Gloria Bailen reports in The Boston Globe :
In 1946, Herbert Huncke told Jack Kerouac that being "beat" is the condition of being beaten down, or poor. But apparently, Huncke, a street hustler and drug addict, was also the eternal optimist: "To be down and out is to increase one's ability to see oneself clearly."
Could today's doomsday economics, cultural bankruptcy, and "why they hate us" value system signal an end to this reality-show era and the beginning of a newfangled "beat movement?" Sort of a Zen, hipster version of "Change You Can Believe In"?

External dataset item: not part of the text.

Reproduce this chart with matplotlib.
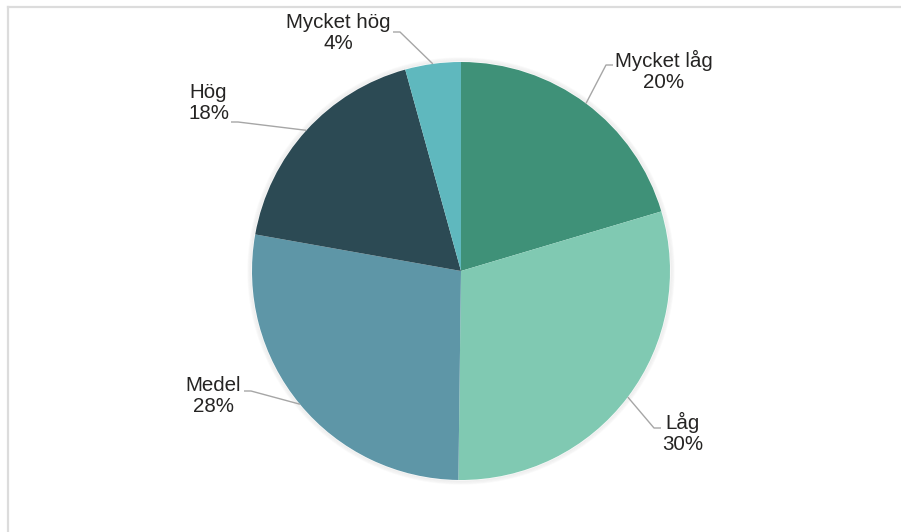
import matplotlib.pyplot as plt
from matplotlib.lines import Line2D
from matplotlib.patches import Circle
import numpy as np

plt.rcParams['font.family'] = ['Liberation Sans', 'DejaVu Sans']

# data, clockwise from 12 o'clock
categories = ['Mycket låg', 'Låg', 'Medel', 'Hög', 'Mycket hög']
shares = [20.4, 29.8, 27.6, 17.9, 4.3]
colors = ['#3f9178', '#80c9b2', '#5e96a7', '#2c4a54', '#5fb8be']

# label layout in pixels: elbow of leader, text anchor, alignment
label_layout = [
    ((606, 65), (615, 71), 'left'),
    ((654, 428), (662, 433), 'left'),
    ((251, 391), (241, 396), 'right'),
    ((238, 122), (229, 103), 'right'),
    ((400, 32), (391, 33), 'right'),
]

W, H = 901, 532
fig = plt.figure(figsize=(W / 100, H / 100), dpi=100)
ax = fig.add_axes([0, 0, 1, 1])

center = (461, 271)
radius = 209

# soft shadow around the pie
for k in range(4):
    ax.add_patch(Circle(center, radius + 1 + k, facecolor='none',
                        edgecolor='black', lw=1.0, alpha=0.05 - 0.01 * k))

# y axis is inverted, so counterclock in data = clockwise on screen
wedges, _ = ax.pie(shares, colors=colors, startangle=-90, counterclock=True,
                   center=center, radius=radius, frame=True,
                   wedgeprops=dict(linewidth=0))
ax.set_xlim(0, W)
ax.set_ylim(H, 0)
ax.set_aspect('equal')
ax.axis('off')

for w, name, val, (elbow, txt, ha) in zip(wedges, categories, shares, label_layout):
    mid = np.deg2rad((w.theta1 + w.theta2) / 2)
    ex = center[0] + radius * np.cos(mid)
    ey = center[1] + radius * np.sin(mid)
    end_x = elbow[0] + (7 if ha == 'left' else -7)
    ax.plot([ex, elbow[0], end_x], [ey, elbow[1], elbow[1]],
            color='#a6a6a6', lw=1.0, solid_capstyle='butt')
    ax.text(txt[0], txt[1], f'{name}\n{round(val):.0f}%', ha=ha, va='center',
            multialignment='center', fontsize=14.8, color='#252423',
            linespacing=1.15)

# light frame on top and left
fig.add_artist(Line2D([7.5 / W, 1], [1 - 6.5 / H, 1 - 6.5 / H],
                      color='#dcdcdc', lw=1.6))
fig.add_artist(Line2D([7.5 / W, 7.5 / W], [0, 1 - 6.5 / H],
                      color='#dcdcdc', lw=1.6))

fig.savefig('out.png', dpi=100, facecolor='white')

Who today isn't questioning and redefining how to live our lives? We all want change, need change, but how much are we truly willing to change our mind-set and recalibrate our priorities? I realize, I'm one of the lucky ones. I don't personally know anyone duped in a Ponzi scheme, I still own my home (at least this month), and (as of today) still have a job, but fear is in the air, and I find myself reevaluating what's really important. Sometimes I wonder, WWJD? Well, what would Jack do?
During an interview for a documentary about Keraouc's novel "Big Sur," writer Aram Saroyan told me Kerouac was ". . . just like a little kid exploring in nature, and who else dared to do that because you had to have the big study and the big literary career and everything, and he just - he just wasn't buying it."
He wasn't buying it alright. In fact, he flat-out rejected anything that reeked of the conformity of the post-war, consumer society of the Eisenhower years. He never owned a car, he bought his lumberjack shirts and dungarees at the Salvation Army, and he considered Jello a major food group. Perhaps Kerouac was a bit extreme at times (and a preponderance of alcohol could have made "doing without" a tad easier), but aren't we on to something here?